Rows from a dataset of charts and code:
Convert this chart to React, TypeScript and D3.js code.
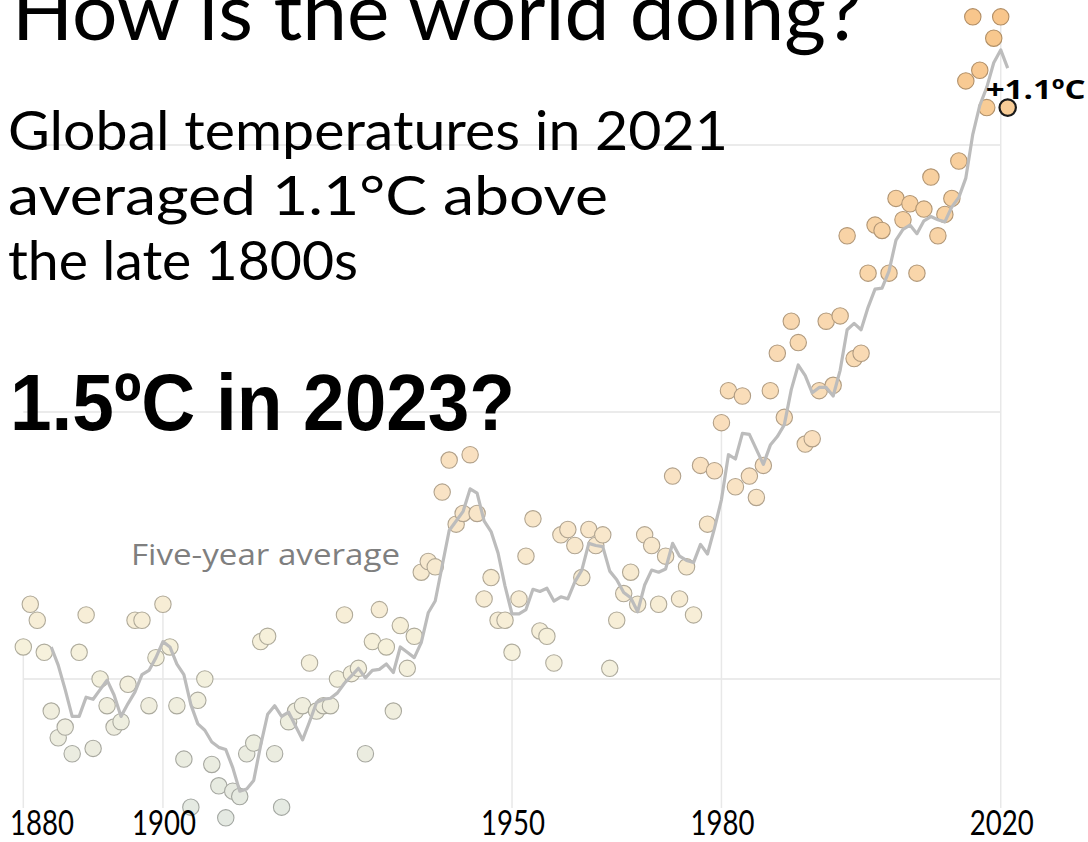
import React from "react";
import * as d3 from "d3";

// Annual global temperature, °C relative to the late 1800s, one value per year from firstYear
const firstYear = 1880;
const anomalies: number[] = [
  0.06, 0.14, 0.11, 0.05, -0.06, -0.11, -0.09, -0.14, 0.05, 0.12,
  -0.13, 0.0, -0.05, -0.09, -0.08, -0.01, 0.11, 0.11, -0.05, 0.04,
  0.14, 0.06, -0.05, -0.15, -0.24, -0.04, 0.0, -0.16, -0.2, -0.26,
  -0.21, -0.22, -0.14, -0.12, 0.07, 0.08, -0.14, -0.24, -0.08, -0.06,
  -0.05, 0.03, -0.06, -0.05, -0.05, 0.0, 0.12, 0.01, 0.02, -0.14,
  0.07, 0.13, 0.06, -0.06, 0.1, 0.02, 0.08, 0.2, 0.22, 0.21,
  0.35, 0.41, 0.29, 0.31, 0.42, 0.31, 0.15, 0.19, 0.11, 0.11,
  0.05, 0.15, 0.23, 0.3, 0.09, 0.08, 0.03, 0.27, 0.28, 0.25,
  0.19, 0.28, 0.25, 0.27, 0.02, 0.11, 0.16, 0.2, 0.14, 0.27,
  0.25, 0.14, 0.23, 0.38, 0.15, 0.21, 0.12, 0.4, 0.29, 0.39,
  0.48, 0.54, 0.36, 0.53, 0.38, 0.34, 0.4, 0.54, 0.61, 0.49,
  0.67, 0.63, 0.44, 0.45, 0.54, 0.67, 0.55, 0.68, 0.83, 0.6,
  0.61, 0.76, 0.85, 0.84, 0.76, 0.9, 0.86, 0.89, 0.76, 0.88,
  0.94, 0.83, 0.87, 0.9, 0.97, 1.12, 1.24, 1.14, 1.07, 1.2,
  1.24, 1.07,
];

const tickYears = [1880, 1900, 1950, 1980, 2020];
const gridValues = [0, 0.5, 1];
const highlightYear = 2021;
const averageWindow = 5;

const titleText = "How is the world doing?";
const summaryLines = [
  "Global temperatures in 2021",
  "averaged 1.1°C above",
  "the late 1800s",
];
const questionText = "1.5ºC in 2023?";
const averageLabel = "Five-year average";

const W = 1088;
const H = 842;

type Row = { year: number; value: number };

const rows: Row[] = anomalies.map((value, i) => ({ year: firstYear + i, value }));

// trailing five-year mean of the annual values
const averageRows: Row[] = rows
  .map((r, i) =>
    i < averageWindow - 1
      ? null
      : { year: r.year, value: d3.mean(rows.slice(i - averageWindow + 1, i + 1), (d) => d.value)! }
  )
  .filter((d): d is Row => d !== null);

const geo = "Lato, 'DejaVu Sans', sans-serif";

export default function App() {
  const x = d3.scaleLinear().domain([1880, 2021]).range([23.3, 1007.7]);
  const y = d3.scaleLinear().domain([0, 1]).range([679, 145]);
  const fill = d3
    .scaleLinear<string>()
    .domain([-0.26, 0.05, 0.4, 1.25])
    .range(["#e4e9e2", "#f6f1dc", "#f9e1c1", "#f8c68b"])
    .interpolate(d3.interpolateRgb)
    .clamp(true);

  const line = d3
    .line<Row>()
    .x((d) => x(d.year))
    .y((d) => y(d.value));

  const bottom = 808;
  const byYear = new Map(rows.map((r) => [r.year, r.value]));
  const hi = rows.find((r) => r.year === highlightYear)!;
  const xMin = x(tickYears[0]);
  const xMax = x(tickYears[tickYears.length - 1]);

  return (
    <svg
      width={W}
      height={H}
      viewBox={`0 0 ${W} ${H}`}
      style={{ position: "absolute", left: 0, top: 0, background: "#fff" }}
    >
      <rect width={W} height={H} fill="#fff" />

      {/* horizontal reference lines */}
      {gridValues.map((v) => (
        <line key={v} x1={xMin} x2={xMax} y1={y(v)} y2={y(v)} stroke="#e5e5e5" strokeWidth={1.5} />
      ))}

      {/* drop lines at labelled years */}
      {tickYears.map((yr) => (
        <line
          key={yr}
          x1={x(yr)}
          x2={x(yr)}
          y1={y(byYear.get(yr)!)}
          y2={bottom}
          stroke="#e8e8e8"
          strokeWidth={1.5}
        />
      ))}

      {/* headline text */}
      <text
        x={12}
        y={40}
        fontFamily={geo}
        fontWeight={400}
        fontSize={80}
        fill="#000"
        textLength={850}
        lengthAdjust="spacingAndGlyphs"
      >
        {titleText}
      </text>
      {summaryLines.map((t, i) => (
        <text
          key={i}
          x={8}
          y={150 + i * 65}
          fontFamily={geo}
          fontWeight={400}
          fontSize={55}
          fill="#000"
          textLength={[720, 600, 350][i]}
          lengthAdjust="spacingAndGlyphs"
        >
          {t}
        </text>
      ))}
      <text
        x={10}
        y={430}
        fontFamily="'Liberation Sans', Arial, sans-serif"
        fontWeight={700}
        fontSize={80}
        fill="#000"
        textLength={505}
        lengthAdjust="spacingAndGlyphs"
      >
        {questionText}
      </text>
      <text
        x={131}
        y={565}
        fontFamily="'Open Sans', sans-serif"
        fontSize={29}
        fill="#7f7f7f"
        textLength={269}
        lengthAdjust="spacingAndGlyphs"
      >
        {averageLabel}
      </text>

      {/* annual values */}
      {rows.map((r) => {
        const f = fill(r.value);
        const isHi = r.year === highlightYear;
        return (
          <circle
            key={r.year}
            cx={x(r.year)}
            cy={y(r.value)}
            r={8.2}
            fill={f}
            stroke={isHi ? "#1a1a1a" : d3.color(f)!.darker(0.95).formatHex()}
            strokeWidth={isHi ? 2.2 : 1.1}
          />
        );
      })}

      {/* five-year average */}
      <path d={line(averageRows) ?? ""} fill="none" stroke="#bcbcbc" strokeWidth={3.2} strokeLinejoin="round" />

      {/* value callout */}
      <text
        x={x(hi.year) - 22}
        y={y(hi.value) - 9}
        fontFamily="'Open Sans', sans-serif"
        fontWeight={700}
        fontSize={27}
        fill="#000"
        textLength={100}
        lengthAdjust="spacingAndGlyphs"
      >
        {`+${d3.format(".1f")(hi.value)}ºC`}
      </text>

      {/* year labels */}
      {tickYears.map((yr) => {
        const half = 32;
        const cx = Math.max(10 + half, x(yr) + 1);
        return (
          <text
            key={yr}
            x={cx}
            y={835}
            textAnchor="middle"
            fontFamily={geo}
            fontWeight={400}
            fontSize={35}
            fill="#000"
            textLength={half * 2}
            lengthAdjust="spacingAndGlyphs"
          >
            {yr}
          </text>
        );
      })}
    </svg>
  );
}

==

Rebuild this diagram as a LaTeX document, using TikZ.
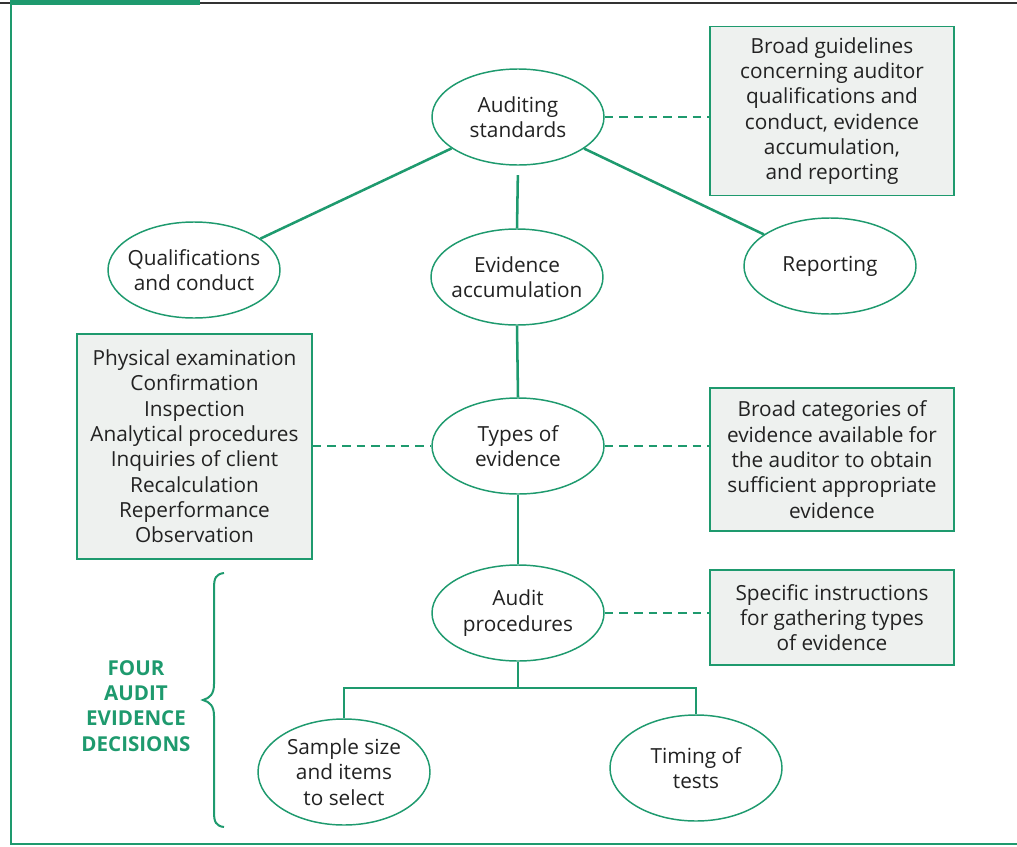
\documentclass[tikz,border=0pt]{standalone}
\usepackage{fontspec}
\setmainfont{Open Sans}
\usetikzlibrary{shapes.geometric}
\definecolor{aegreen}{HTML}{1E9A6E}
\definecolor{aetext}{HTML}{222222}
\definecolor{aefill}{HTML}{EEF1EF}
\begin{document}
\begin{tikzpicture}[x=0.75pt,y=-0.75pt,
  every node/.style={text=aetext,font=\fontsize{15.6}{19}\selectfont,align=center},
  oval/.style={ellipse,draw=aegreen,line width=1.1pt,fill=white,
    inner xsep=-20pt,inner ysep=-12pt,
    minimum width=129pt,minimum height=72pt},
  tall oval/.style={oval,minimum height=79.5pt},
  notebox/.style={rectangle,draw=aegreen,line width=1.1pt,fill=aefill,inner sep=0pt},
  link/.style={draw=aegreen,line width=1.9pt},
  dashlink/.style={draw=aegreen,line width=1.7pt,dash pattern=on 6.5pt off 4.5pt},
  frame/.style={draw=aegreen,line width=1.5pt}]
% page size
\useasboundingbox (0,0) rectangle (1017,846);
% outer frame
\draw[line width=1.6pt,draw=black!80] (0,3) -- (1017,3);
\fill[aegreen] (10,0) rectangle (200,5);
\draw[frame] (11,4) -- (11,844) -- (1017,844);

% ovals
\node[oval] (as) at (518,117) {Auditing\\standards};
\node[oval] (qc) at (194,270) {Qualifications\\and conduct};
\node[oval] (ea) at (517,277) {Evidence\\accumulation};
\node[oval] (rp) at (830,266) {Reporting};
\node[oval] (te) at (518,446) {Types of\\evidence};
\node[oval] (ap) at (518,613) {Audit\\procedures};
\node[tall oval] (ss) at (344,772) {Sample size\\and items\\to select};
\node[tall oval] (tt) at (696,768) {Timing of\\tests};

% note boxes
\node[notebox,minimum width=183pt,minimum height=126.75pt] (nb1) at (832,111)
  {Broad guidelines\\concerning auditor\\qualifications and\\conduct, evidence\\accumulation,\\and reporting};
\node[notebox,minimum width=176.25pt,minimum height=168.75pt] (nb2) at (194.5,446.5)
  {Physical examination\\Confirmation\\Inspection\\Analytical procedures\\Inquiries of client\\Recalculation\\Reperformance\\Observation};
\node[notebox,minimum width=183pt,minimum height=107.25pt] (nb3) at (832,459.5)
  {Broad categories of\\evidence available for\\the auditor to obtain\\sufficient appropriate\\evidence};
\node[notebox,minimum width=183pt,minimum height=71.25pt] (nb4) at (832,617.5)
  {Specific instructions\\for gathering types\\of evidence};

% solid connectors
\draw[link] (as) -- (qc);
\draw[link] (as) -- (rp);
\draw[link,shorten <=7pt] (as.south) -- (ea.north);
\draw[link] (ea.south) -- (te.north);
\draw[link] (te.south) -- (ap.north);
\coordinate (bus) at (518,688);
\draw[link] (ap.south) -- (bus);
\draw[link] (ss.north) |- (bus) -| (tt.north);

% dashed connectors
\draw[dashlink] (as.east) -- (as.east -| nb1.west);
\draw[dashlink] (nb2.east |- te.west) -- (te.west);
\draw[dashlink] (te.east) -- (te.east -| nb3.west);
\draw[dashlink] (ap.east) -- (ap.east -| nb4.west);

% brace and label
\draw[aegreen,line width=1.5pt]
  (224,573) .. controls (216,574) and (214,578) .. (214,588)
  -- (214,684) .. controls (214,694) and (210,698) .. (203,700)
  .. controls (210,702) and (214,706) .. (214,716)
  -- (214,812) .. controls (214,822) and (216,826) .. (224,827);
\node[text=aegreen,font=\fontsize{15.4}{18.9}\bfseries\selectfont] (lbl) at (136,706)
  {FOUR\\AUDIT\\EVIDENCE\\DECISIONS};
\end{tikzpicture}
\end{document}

...

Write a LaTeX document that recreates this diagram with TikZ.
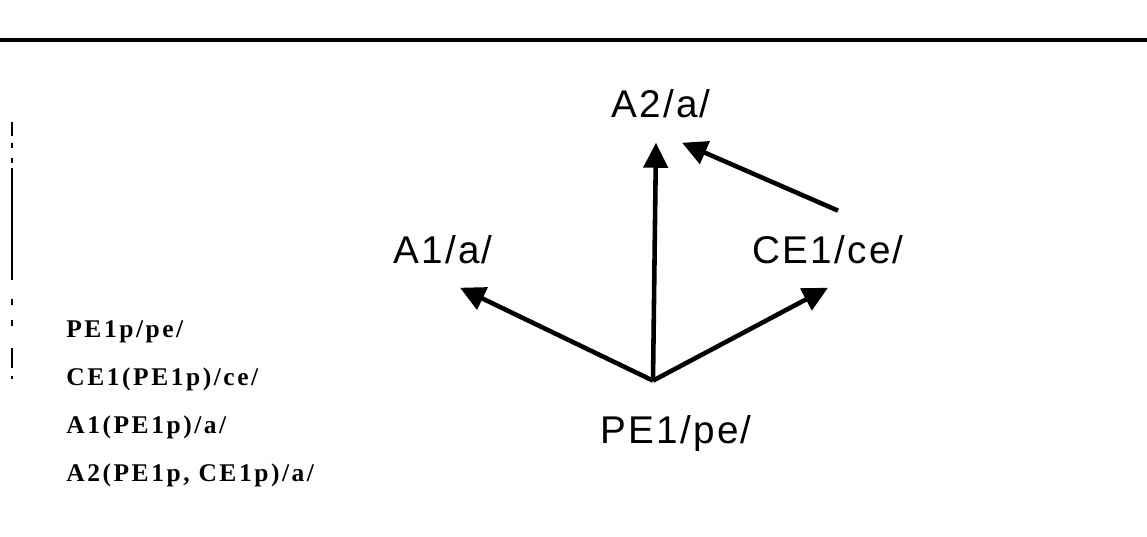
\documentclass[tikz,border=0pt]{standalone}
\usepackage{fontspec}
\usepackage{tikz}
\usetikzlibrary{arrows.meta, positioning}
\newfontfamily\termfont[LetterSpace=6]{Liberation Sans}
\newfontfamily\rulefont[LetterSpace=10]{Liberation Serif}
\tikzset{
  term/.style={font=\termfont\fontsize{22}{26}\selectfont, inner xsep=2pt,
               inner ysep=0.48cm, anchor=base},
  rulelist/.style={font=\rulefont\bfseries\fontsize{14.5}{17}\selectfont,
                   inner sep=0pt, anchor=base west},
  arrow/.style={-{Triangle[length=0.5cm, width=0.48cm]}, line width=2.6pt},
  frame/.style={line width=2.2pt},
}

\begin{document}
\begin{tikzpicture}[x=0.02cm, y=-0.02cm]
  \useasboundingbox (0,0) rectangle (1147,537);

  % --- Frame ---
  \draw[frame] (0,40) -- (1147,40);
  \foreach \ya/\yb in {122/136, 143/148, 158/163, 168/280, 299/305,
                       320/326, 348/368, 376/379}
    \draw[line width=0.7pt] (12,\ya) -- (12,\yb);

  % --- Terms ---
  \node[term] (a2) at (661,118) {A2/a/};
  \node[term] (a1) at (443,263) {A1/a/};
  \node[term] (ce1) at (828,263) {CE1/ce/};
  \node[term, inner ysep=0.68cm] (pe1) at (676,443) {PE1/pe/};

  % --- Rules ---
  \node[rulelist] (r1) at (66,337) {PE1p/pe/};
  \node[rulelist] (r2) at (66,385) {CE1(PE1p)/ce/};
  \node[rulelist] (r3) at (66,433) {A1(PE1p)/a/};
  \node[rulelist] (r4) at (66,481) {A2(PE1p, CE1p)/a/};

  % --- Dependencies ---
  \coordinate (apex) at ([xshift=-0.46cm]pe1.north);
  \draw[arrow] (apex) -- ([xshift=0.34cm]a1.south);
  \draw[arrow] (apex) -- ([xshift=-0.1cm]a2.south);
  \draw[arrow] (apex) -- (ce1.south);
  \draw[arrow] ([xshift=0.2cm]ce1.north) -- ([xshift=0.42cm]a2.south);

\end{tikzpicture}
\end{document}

• Aim
In the listing above, find the line with "Write a LaTeX" and the line with "(0,0) rectangle (1147,537);". Copy exactly those lines and all between them, minus the images.

• Written answer
Write a LaTeX document that recreates this diagram with TikZ.
\documentclass[tikz,border=0pt]{standalone}
\usepackage{fontspec}
\usepackage{tikz}
\usetikzlibrary{arrows.meta, positioning}
\newfontfamily\termfont[LetterSpace=6]{Liberation Sans}
\newfontfamily\rulefont[LetterSpace=10]{Liberation Serif}
\tikzset{
  term/.style={font=\termfont\fontsize{22}{26}\selectfont, inner xsep=2pt,
               inner ysep=0.48cm, anchor=base},
  rulelist/.style={font=\rulefont\bfseries\fontsize{14.5}{17}\selectfont,
                   inner sep=0pt, anchor=base west},
  arrow/.style={-{Triangle[length=0.5cm, width=0.48cm]}, line width=2.6pt},
  frame/.style={line width=2.2pt},
}

\begin{document}
\begin{tikzpicture}[x=0.02cm, y=-0.02cm]
  \useasboundingbox (0,0) rectangle (1147,537);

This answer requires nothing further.